US 7,613,787 B2
Efficient algorithm for finding candidate objects for remote differential compression
Mark S. Manasse, San Francisco, Calif. (US); Dan Teodosiu, Bellevue, Wash. (US); and Akhil Wable, Pittsburgh, Pa. (US)
Assigned to Microsoft Corporation, Redmond, Wash. (US)
Filed on Sep. 24, 2004, as Appl. No. 10/948,980.

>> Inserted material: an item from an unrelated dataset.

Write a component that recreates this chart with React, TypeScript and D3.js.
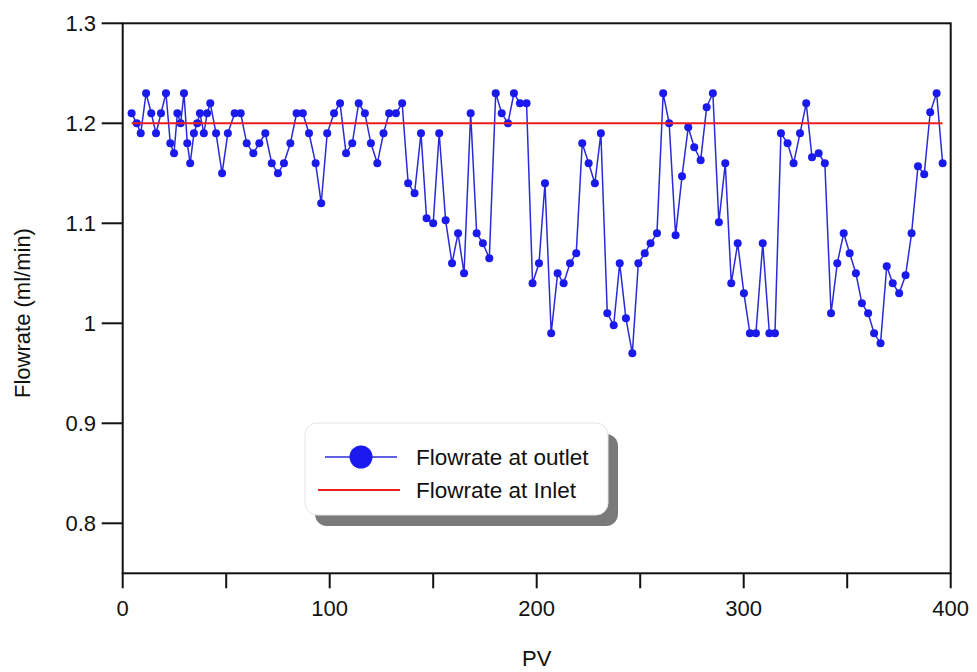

Prior Publication US 2006/0085561 A1, Apr. 20, 2006
Int. Cl. G06F 15/16 (2006.01)
U.S. Cl. 709—217  [709/247; 709/238] 17 Claims
OG exemplary drawing
 
1. A method for identifying objects for use in remote differential compression, the method comprising:
calculating traits for an object, wherein the calculating traits comprises:
partitioning the object into chunks;
computing signatures for each of the object chunks;
grouping the signatures into shingles;
computing at least one shingle signature for each of the shingles;
mapping the shingle signatures into image sets;
calculating pre-traits from the image sets; and
computing the traits using the pre-traits, wherein the traits are smaller in size as compared to the pre-traits;
using the traits to identify candidate-objects that are similar to the object; and
selecting final objects from the identified candidate objects.